- Born: January 26, 1917 Joliet, Illinois
- Died: November 11, 2003 (aged 86) Cherry Hill, New Jersey
- Buried: Arlington National Cemetery
- Allegiance: United States of America
- Branch: United States Air Force
- Service years: 1938–1973
- Rank: Colonel
- Conflicts: Second World War Korean War Vietnam War
- Spouse: Marion T. Franklin (nee Hall)
- Children: 1 (James M.)

= Earl N. Franklin =

Tuskegee Airman (1917–2003)

Colonel Earl Newlan Franklin (January 26, 1917 - November 11, 2003) was born in Joliet, Illinois. He is one of the original Tuskegee Airmen, along with his brother George.

Franklin was a graduate of the second Tuskegee class and stayed on the base as a flight instructor and pilot. He saw active service in Germany, France and Greece.

In the early 1970s Franklin acted as the Regional Exchange Commander in Vietnam. He also served as Chief of the Air Force Services Office in Philadelphia. A role from which he retired after 35 years of service.

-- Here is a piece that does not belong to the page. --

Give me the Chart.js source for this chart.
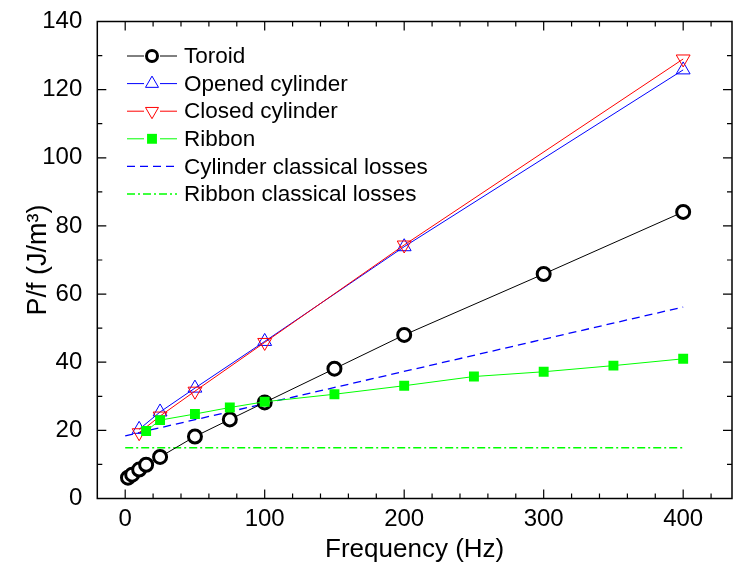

Franklin was married to Marion T. Franklin (née Hall). They had a son, James M. Franklin and grandson, James E. Franklin. He was step-grandfather to Shaney. His siblings were Bertha McDonald, Odis Franklin, Donzanella Spivie and Donald Franklin.

Franklin resided in Cherry Hill, New Jersey from 1968 until his death on Veterans Day 2003. He is buried in Arlington National Cemetery.